Getting goods and people over there, I guess..

My belief is that Mars will be colonized for ideological reasons, not for profit. A Mars colony won't be profitable. But it will be colonized, mostly for prestige, and also because of overcrowding & pollution, which will become bigger issues in the coming decades.

But why? We’ve not colonised either of the poles of our own planet in any real way out of a sense of prestige. Heck there’s huge areas in Canada and Russia uninhabited and these are all a dream to live in compared to Mars.

Turns out the real overpopulation is in places people want to live.


Because I don't believe our species should be trapped this planet forever. If we don't become multiplanetary now, then when? And there is an incredibly short window for us to become multiplanetary. We currently live in a golden era of abundance that will not last, and we must make the most of this time period.

I think most people don't realize how inherently unstable our society is, and how quickly civilization can devolve.

Nuclear war is a huge issue. We've had three conflicts this decade that could have led to a nuclear war. All of which are still unresolved.

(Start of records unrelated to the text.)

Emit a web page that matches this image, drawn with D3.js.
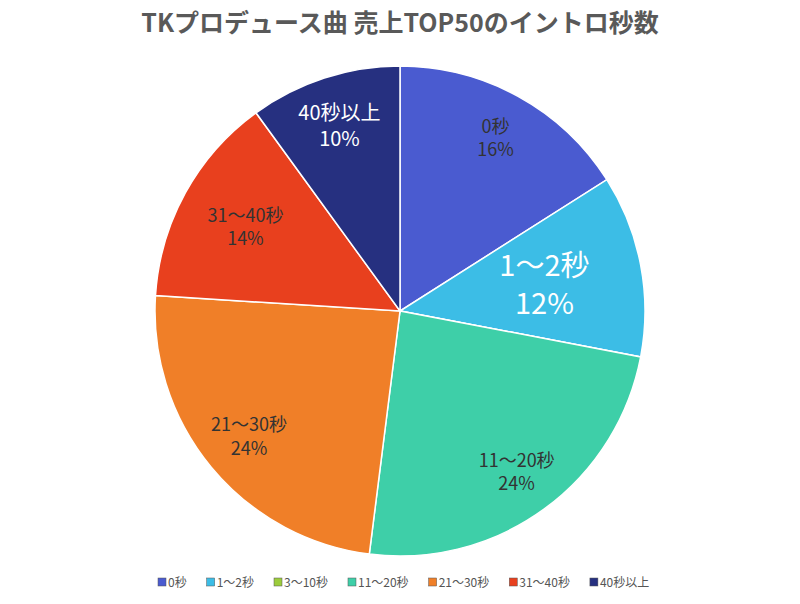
<!DOCTYPE html><html><head><meta charset="utf-8">
<script src="https://cdn.jsdelivr.net/npm/d3@7"></script>
<style>body{margin:0;background:#fff;font-family:"Noto Sans CJK JP","Noto Sans",sans-serif}</style></head><body>
<svg id="c" width="800" height="604"></svg>
<script>
const categories=["0秒","1～2秒","3～10秒","11～20秒","21～30秒","31～40秒","40秒以上"];
const values=[16,12,0,24,24,14,10];
const colors=["#4a5bd0","#3cbde6","#9ccc3c","#3ecfa8","#f07f28","#e8401e","#263080"];
const labelR=[0.81,0.6,0.8,0.81,0.8,0.72,0.8];
const svg=d3.select("#c");
svg.append("text").attr("x",400).attr("y",32).attr("text-anchor","middle").attr("font-size",25).attr("font-weight","bold").attr("fill","#595959").text("TKプロデュース曲 売上TOP50のイントロ秒数");
const cx=400,cy=311,r=245;
const g=svg.append("g").attr("transform",`translate(${cx},${cy})`);
const pie=d3.pie().sort(null).value(d=>d)(values);
const arc=d3.arc().innerRadius(0).outerRadius(r);
g.selectAll("path").data(pie).join("path").attr("d",arc).attr("fill",(d,i)=>colors[i]).attr("stroke","#fff").attr("stroke-width",1.5);
pie.forEach((d,i)=>{if(!values[i])return;
 const a=(d.startAngle+d.endAngle)/2, rr=r*labelR[i];
 const x=Math.sin(a)*rr,y=-Math.cos(a)*rr;
 const big=i===1, fs=big?29:(i===6?20:18);
 const t=g.append("text").attr("text-anchor","middle").attr("font-size",fs).attr("fill",(i===1||i===6)?"#fff":"#333");
 t.append("tspan").attr("x",x).attr("y",y-fs*0.25).text(categories[i]);
 t.append("tspan").attr("x",x).attr("y",y+fs*1.05).text(values[i]+"%");
});
const lg=svg.append("g");
let x=158;
categories.forEach((c,i)=>{
 lg.append("rect").attr("x",x).attr("y",578).attr("width",8).attr("height",8).attr("fill",colors[i]).attr("stroke","#555").attr("stroke-width",0.5);
 const t=lg.append("text").attr("x",x+10).attr("y",586.5).attr("font-size",12).attr("fill","#555").text(c);
 x+=10+t.node().getComputedTextLength()+20;
});
</script></body></html>
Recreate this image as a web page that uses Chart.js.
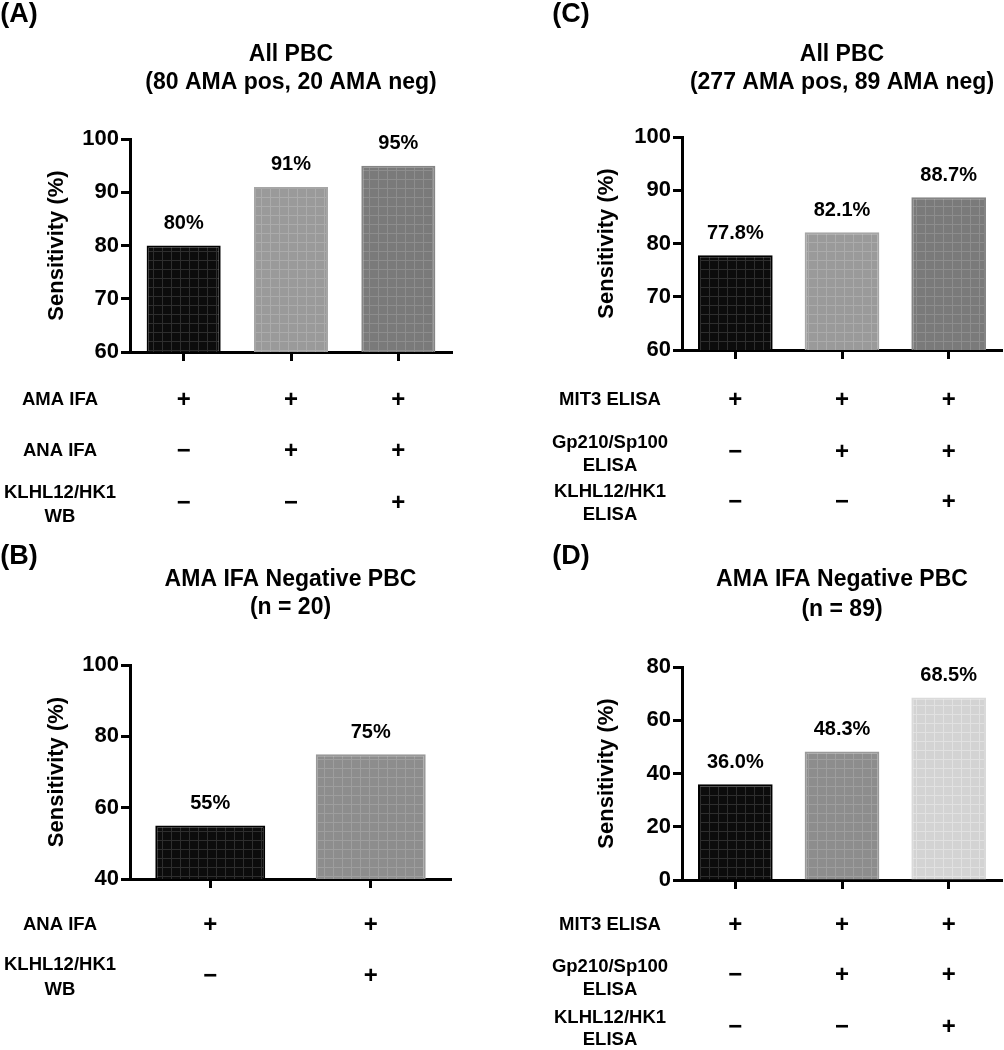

> Nuclear war is a huge issue. We've had three conflicts this decade that could have led to a nuclear war. All of which are still unresolved.

I'm kicking myself for engaging with this at all, but that's poor reasoning if you're worried about nuclear war. The risk of MAD forces a detente, if there were a (perceived) hedge against it, that increases the likelihood of MAD happening.

If nuclear war happens, Mars colonies depend on expensive, technical supply chains on Earth that will be destroyed.

We take for granted a whole damn planet where water falls from the sky, food and fuel come out of the ground and there's abundant amount of replenishing atmospheric O2 available for ubiquitous reaction and combustion.

Without resupply from a nuked Earth, you're left with the fact that food, manufacturing, construction, etc all depend on, at the very least, atmospheric oxygen, and Mars will never hold a meaningful atmosphere. Without atmospheric oxygen, and thus combustion, when it comes to supply chains required for existing anywhere, you aren't building infrastructure, you aren't growing food without nutrient supplies, and you aren't manufacturing sustainably, efficiently, or at all.

And that ignores that Martian dust and soil is toxic[1] to life, which requires even more resources to mitigate, remove, keep out/off of people and living things, and even more resources to treat and maintain the soil if you ever want to use it to grow food.

Earth is the one shot people have, and a nuked Earth is infinitely more habitable than Mars. Even the bottom of the ocean is more habitable than Mars. It just does not make sense as a backup option to Earth. And if Mars is a pipe dream, life isn't leaving this solar system and surviving independently as anything resembling humans.

[1] https://en.wikipedia.org/wiki/Martian_regolith#Toxicity


I think the prestige, overpopulation, and pollution arguments all suck. The important differences are that the poles are not political free-for-alls that people can just colonize, and everything is still 1g vs. Mars' 0.38g.

Redundancy is the answer.

The ecological cost of moving the amount of people to even put a tiny dent in the earth's population would kill more and adjust the number that way than the actual moving would.

But why did you invest on those grounds? Is profit not your goal here?

I did not invest on those grounds. I was looking at the stock a few years back and realized SpaceX was underpriced.

My rationale is, when SpaceX actually launches the first Mars mission, the price will go hyperbolic. It will be the stock pump of the century. I estimated what valuation it would hit (~$5 trillion at the time), then looked at the current valuation, realized this will 50x in the next two decades, and concluded it would make a great investment.


I say it will not be colonized based on problems of cosmic radiation, not because of lack of ambition or funds.

That's the same as saying SpaceX will be worth 200 billion USD at a $1.75 trillion IPO.

You have to pick one side, not both.